Exercise instructions:
Only the lines from the start of the data through the line with "1, 0.5, 0.3, 0.3];" belong in the copy. Restate them word for word, minus the pictures.

Data extract:
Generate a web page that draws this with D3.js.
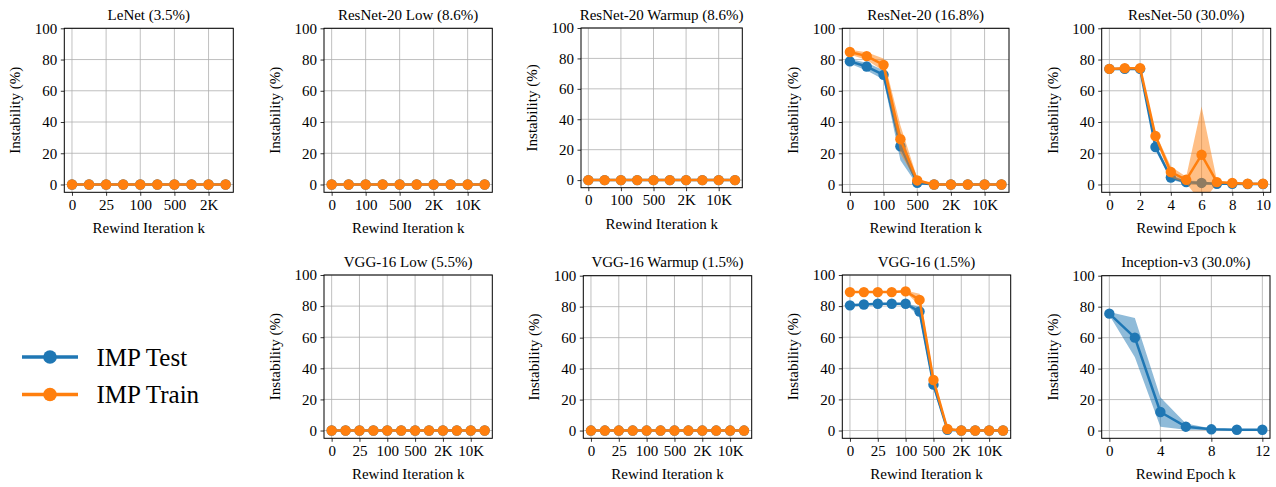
<!DOCTYPE html>
<html>
<head>
<meta charset="utf-8">
<script src="https://cdn.jsdelivr.net/npm/d3@7"></script>
<style>
  html, body { margin: 0; padding: 0; background: #fff; }
  svg { display: block; font-family: "Liberation Serif", "DejaVu Serif", serif; }
</style>
</head>
<body>
<svg id="chart" width="1276" height="487"></svg>
<script>
// ---------------- DATA ----------------
const seriesNames = ["IMP Test", "IMP Train"];
const yTicks = [0, 20, 40, 60, 80, 100];

// LeNet (3.5%)
const lenetCats = ["0", "12", "25", "50", "100", "250", "500", "1K", "2K", "5K"];
const lenetTest = [0, 0, 0, 0, 0, 0, 0, 0, 0, 0];
const lenetTestStd = [0, 0, 0, 0, 0, 0, 0, 0, 0, 0];
const lenetTrain = [0, 0, 0, 0, 0, 0, 0, 0, 0, 0];
const lenetTrainStd = [0, 0, 0, 0, 0, 0, 0, 0, 0, 0];

// ResNet-20 Low (8.6%)
const rn20LowCats = ["0", "50", "100", "250", "500", "1K", "2K", "5K", "10K", "20K"];
const rn20LowTest = [0, 0, 0, 0, 0, 0, 0, 0, 0, 0];
const rn20LowTestStd = [0, 0, 0, 0, 0, 0, 0, 0, 0, 0];
const rn20LowTrain = [0, 0, 0, 0, 0, 0, 0, 0, 0, 0];
const rn20LowTrainStd = [0, 0, 0, 0, 0, 0, 0, 0, 0, 0];

// ResNet-20 Warmup (8.6%)
const rn20WarmCats = ["0", "50", "100", "250", "500", "1K", "2K", "5K", "10K", "20K"];
const rn20WarmTest = [0, 0, 0, 0, 0, 0, 0, 0, 0, 0];
const rn20WarmTestStd = [0, 0, 0, 0, 0, 0, 0, 0, 0, 0];
const rn20WarmTrain = [0, 0, 0, 0, 0, 0, 0, 0, 0, 0];
const rn20WarmTrainStd = [0, 0, 0, 0, 0, 0, 0, 0, 0, 0];

// ResNet-20 (16.8%)
const rn20Cats = ["0", "50", "100", "250", "500", "1K", "2K", "5K", "10K", "20K"];
const rn20Test = [78.8, 75.5, 70.2, 24.5, 1.1, 0, 0, 0, 0, 0];
const rn20TestStd = [1.5, 2.5, 3, 9, 1.5, 0, 0, 0, 0, 0];
const rn20Train = [84.8, 82.2, 76.6, 29, 2.6, 0, 0, 0, 0, 0];
const rn20TrainStd = [1.5, 2.5, 4, 9, 1.5, 0, 0, 0, 0, 0];

// ResNet-50 (30.0%)
const rn50Epochs = [0, 1, 2, 3, 4, 5, 6, 7, 8, 9, 10];
const rn50TickVals = [0, 2, 4, 6, 8, 10];
const rn50Test = [74, 74, 74, 24, 4.5, 1.5, 1, 0.5, 0.5, 0.3, 0.3];
const rn50TestStd = [0.5, 0.5, 0.5, 2, 1.5, 1, 1, 0.3, 0.3, 0.2, 0.2];
const rn50Train = [74, 74.5, 74.5, 31, 8, 3, 19, 1.5, 1, 0.5, 0.5];
const rn50TrainStd = [0.5, 0.5, 0.5, 2, 3.5, 2, 31, 1, 0.5, 0.3, 0.3];

// VGG-16 Low (5.5%)
const vggLowCats = ["0", "12", "25", "50", "100", "250", "500", "1K", "2K", "5K", "10K", "20K"];
const vggLowTest = [0, 0, 0, 0, 0, 0, 0, 0, 0, 0, 0, 0];
const vggLowTestStd = [0, 0, 0, 0, 0, 0, 0, 0, 0, 0, 0, 0];
const vggLowTrain = [0, 0, 0, 0, 0, 0, 0, 0, 0, 0, 0, 0];
const vggLowTrainStd = [0, 0, 0, 0, 0, 0, 0, 0, 0, 0, 0, 0];

// VGG-16 Warmup (1.5%)
const vggWarmCats = ["0", "12", "25", "50", "100", "250", "500", "1K", "2K", "5K", "10K", "20K"];
const vggWarmTest = [0, 0, 0, 0, 0, 0, 0, 0, 0, 0, 0, 0];
const vggWarmTestStd = [0, 0, 0, 0, 0, 0, 0, 0, 0, 0, 0, 0];
const vggWarmTrain = [0, 0, 0, 0, 0, 0, 0, 0, 0, 0, 0, 0];
const vggWarmTrainStd = [0, 0, 0, 0, 0, 0, 0, 0, 0, 0, 0, 0];

// VGG-16 (1.5%)
const vggCats = ["0", "12", "25", "50", "100", "250", "500", "1K", "2K", "5K", "10K", "20K"];
const vggTest = [80.5, 81, 81.5, 81.5, 81.5, 76.5, 29.5, 0.5, 0, 0, 0, 0];
const vggTestStd = [0.5, 0.5, 0.5, 0.5, 0.5, 3, 3, 0.5, 0, 0, 0, 0];
const vggTrain = [89, 89, 89, 89, 89.5, 84, 32.5, 1, 0, 0, 0, 0];
const vggTrainStd = [0.5, 0.5, 0.5, 0.5, 0.5, 4, 3, 0.5, 0, 0, 0, 0];

// Inception-v3 (30.0%)
const incEpochs = [0, 2, 4, 6, 8, 10, 12];
const incTickVals = [0, 4, 8, 12];
const incTest = [75.5, 60, 12, 2.5, 0.8, 0.5, 0.5];
const incTestStd = [1, 12.7, 9.5, 2, 0.5, 0.3, 0.3];

// ---------------- LAYOUT ----------------
const colors = ["#1f77b4", "#ff7f0e"];
const iterLabel = "Rewind Iteration k";
const epochLabel = "Rewind Epoch k";

function catPanel(title, cats, test, testStd, train, trainStd, box) {
  const xs = cats.map((c, i) => i);
  return {
    title, box, xs, xLabel: iterLabel,
    tickVals: xs.filter(i => i % 2 === 0),
    tickFmt: i => cats[i],
    series: [
      { vals: test, std: testStd, color: colors[0] },
      { vals: train, std: trainStd, color: colors[1] }
    ]
  };
}

const panels = [
  catPanel("LeNet (3.5%)", lenetCats, lenetTest, lenetTestStd, lenetTrain, lenetTrainStd, [64.3, 28.3, 233.3, 192.3]),
  catPanel("ResNet-20 Low (8.6%)", rn20LowCats, rn20LowTest, rn20LowTestStd, rn20LowTrain, rn20LowTrainStd, [324, 28.3, 492.3, 192.3]),
  catPanel("ResNet-20 Warmup (8.6%)", rn20WarmCats, rn20WarmTest, rn20WarmTestStd, rn20WarmTrain, rn20WarmTrainStd, [581, 28, 742.3, 187.7]),
  catPanel("ResNet-20 (16.8%)", rn20Cats, rn20Test, rn20TestStd, rn20Train, rn20TrainStd, [842.3, 28.3, 1009, 192.3]),
  {
    title: "ResNet-50 (30.0%)", box: [1101.7, 28.3, 1270.7, 192.3],
    xs: rn50Epochs, xLabel: epochLabel, tickVals: rn50TickVals, tickFmt: d => d,
    series: [
      { vals: rn50Test, std: rn50TestStd, color: colors[0] },
      { vals: rn50Train, std: rn50TrainStd, color: colors[1] }
    ]
  },
  catPanel("VGG-16 Low (5.5%)", vggLowCats, vggLowTest, vggLowTestStd, vggLowTrain, vggLowTrainStd, [324, 275, 492.3, 438.3]),
  catPanel("VGG-16 Warmup (1.5%)", vggWarmCats, vggWarmTest, vggWarmTestStd, vggWarmTrain, vggWarmTrainStd, [583.3, 275.7, 751.7, 438.3]),
  catPanel("VGG-16 (1.5%)", vggCats, vggTest, vggTestStd, vggTrain, vggTrainStd, [842.3, 275, 1010.7, 438.3]),
  {
    title: "Inception-v3 (30.0%)", box: [1101.7, 275.7, 1270, 438.3],
    xs: incEpochs, xLabel: epochLabel, tickVals: incTickVals, tickFmt: d => d,
    series: [
      { vals: incTest, std: incTestStd, color: colors[0] }
    ]
  }
];

// ---------------- DRAW ----------------
const svg = d3.select("#chart");
const FS = 15;

panels.forEach((p, pi) => {
  const [L, T, R, B] = p.box;
  const xmin = d3.min(p.xs), xmax = d3.max(p.xs);
  const pad = (xmax - xmin) * 0.05;
  const x = d3.scaleLinear().domain([xmin - pad, xmax + pad]).range([L, R]);
  const y = d3.scaleLinear().domain([-5, 100]).range([B, T]);

  const g = svg.append("g");
  const clipId = "clip" + pi;
  svg.append("clipPath").attr("id", clipId)
    .append("rect").attr("x", L).attr("y", T).attr("width", R - L).attr("height", B - T);

  // grid
  const grid = g.append("g").attr("stroke", "#b0b0b0").attr("stroke-width", 0.8);
  p.tickVals.forEach(v => {
    grid.append("line").attr("x1", x(v)).attr("x2", x(v)).attr("y1", T).attr("y2", B);
  });
  yTicks.forEach(v => {
    grid.append("line").attr("x1", L).attr("x2", R).attr("y1", y(v)).attr("y2", y(v));
  });

  const plot = g.append("g").attr("clip-path", `url(#${clipId})`);
  p.series.forEach(s => {
    const pts = p.xs.map((xv, i) => ({ x: xv, v: s.vals[i], sd: s.std[i] }));
    const area = d3.area().x(d => x(d.x)).y0(d => y(d.v - d.sd)).y1(d => y(d.v + d.sd));
    plot.append("path").datum(pts).attr("d", area)
      .attr("fill", s.color).attr("fill-opacity", 0.5).attr("stroke", "none");
    const line = d3.line().x(d => x(d.x)).y(d => y(d.v));
    plot.append("path").datum(pts).attr("d", line)
      .attr("fill", "none").attr("stroke", s.color).attr("stroke-width", 2.5)
      .attr("stroke-linejoin", "round");
    plot.selectAll(null).data(pts).enter().append("circle")
      .attr("cx", d => x(d.x)).attr("cy", d => y(d.v)).attr("r", 5.2)
      .attr("fill", s.color);
  });

  // axes
  const xAxis = d3.axisBottom(x).tickValues(p.tickVals).tickFormat(p.tickFmt)
    .tickSize(3.5).tickPadding(3.5);
  const gx = g.append("g").attr("transform", `translate(0,${B})`).call(xAxis);
  const yAxis = d3.axisLeft(y).tickValues(yTicks).tickSize(3.5).tickPadding(3.5);
  const gy = g.append("g").attr("transform", `translate(${L},0)`).call(yAxis);
  [gx, gy].forEach(ax => {
    ax.select(".domain").remove();
    ax.selectAll("line").attr("stroke", "#000").attr("stroke-width", 0.8);
    ax.selectAll("text").attr("font-size", FS).attr("fill", "#000")
      .attr("font-family", '"Liberation Serif", "DejaVu Serif", serif');
  });

  // spines
  g.append("rect").attr("x", L).attr("y", T).attr("width", R - L).attr("height", B - T)
    .attr("fill", "none").attr("stroke", "#000").attr("stroke-width", 1);

  // title
  g.append("text").attr("x", (L + R) / 2).attr("y", T - 8.5)
    .attr("text-anchor", "middle").attr("font-size", FS).text(p.title);
  // x label
  g.append("text").attr("x", (L + R) / 2).attr("y", B + 41)
    .attr("text-anchor", "middle").attr("font-size", FS).text(p.xLabel);
  // y label
  g.append("text")
    .attr("transform", `translate(${L - 44},${(T + B) / 2}) rotate(-90)`)
    .attr("text-anchor", "middle").attr("font-size", FS).text("Instability (%)");
});

// legend
const legend = svg.append("g");
seriesNames.forEach((name, i) => {
  const ly = 357 + i * 37.5;
  legend.append("line").attr("x1", 22).attr("x2", 78).attr("y1", ly).attr("y2", ly)
    .attr("stroke", colors[i]).attr("stroke-width", 3.5);
  legend.append("circle").attr("cx", 50).attr("cy", ly).attr("r", 6.8).attr("fill", colors[i]);
  legend.append("text").attr("x", 96.5).attr("y", ly + 8.5).attr("font-size", 25).text(name);
});
</script>
</body>
</html>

Written reply:
Generate a web page that draws this with D3.js.
<!DOCTYPE html>
<html>
<head>
<meta charset="utf-8">
<script src="https://cdn.jsdelivr.net/npm/d3@7"></script>
<style>
  html, body { margin: 0; padding: 0; background: #fff; }
  svg { display: block; font-family: "Liberation Serif", "DejaVu Serif", serif; }
</style>
</head>
<body>
<svg id="chart" width="1276" height="487"></svg>
<script>
// ---------------- DATA ----------------
const seriesNames = ["IMP Test", "IMP Train"];
const yTicks = [0, 20, 40, 60, 80, 100];

// LeNet (3.5%)
const lenetCats = ["0", "12", "25", "50", "100", "250", "500", "1K", "2K", "5K"];
const lenetTest = [0, 0, 0, 0, 0, 0, 0, 0, 0, 0];
const lenetTestStd = [0, 0, 0, 0, 0, 0, 0, 0, 0, 0];
const lenetTrain = [0, 0, 0, 0, 0, 0, 0, 0, 0, 0];
const lenetTrainStd = [0, 0, 0, 0, 0, 0, 0, 0, 0, 0];

// ResNet-20 Low (8.6%)
const rn20LowCats = ["0", "50", "100", "250", "500", "1K", "2K", "5K", "10K", "20K"];
const rn20LowTest = [0, 0, 0, 0, 0, 0, 0, 0, 0, 0];
const rn20LowTestStd = [0, 0, 0, 0, 0, 0, 0, 0, 0, 0];
const rn20LowTrain = [0, 0, 0, 0, 0, 0, 0, 0, 0, 0];
const rn20LowTrainStd = [0, 0, 0, 0, 0, 0, 0, 0, 0, 0];

// ResNet-20 Warmup (8.6%)
const rn20WarmCats = ["0", "50", "100", "250", "500", "1K", "2K", "5K", "10K", "20K"];
const rn20WarmTest = [0, 0, 0, 0, 0, 0, 0, 0, 0, 0];
const rn20WarmTestStd = [0, 0, 0, 0, 0, 0, 0, 0, 0, 0];
const rn20WarmTrain = [0, 0, 0, 0, 0, 0, 0, 0, 0, 0];
const rn20WarmTrainStd = [0, 0, 0, 0, 0, 0, 0, 0, 0, 0];

// ResNet-20 (16.8%)
const rn20Cats = ["0", "50", "100", "250", "500", "1K", "2K", "5K", "10K", "20K"];
const rn20Test = [78.8, 75.5, 70.2, 24.5, 1.1, 0, 0, 0, 0, 0];
const rn20TestStd = [1.5, 2.5, 3, 9, 1.5, 0, 0, 0, 0, 0];
const rn20Train = [84.8, 82.2, 76.6, 29, 2.6, 0, 0, 0, 0, 0];
const rn20TrainStd = [1.5, 2.5, 4, 9, 1.5, 0, 0, 0, 0, 0];

// ResNet-50 (30.0%)
const rn50Epochs = [0, 1, 2, 3, 4, 5, 6, 7, 8, 9, 10];
const rn50TickVals = [0, 2, 4, 6, 8, 10];
const rn50Test = [74, 74, 74, 24, 4.5, 1.5, 1, 0.5, 0.5, 0.3, 0.3];
const rn50TestStd = [0.5, 0.5, 0.5, 2, 1.5, 1, 1, 0.3, 0.3, 0.2, 0.2];
const rn50Train = [74, 74.5, 74.5, 31, 8, 3, 19, 1.5, 1, 0.5, 0.5];
const rn50TrainStd = [0.5, 0.5, 0.5, 2, 3.5, 2, 31, 1, 0.5, 0.3, 0.3];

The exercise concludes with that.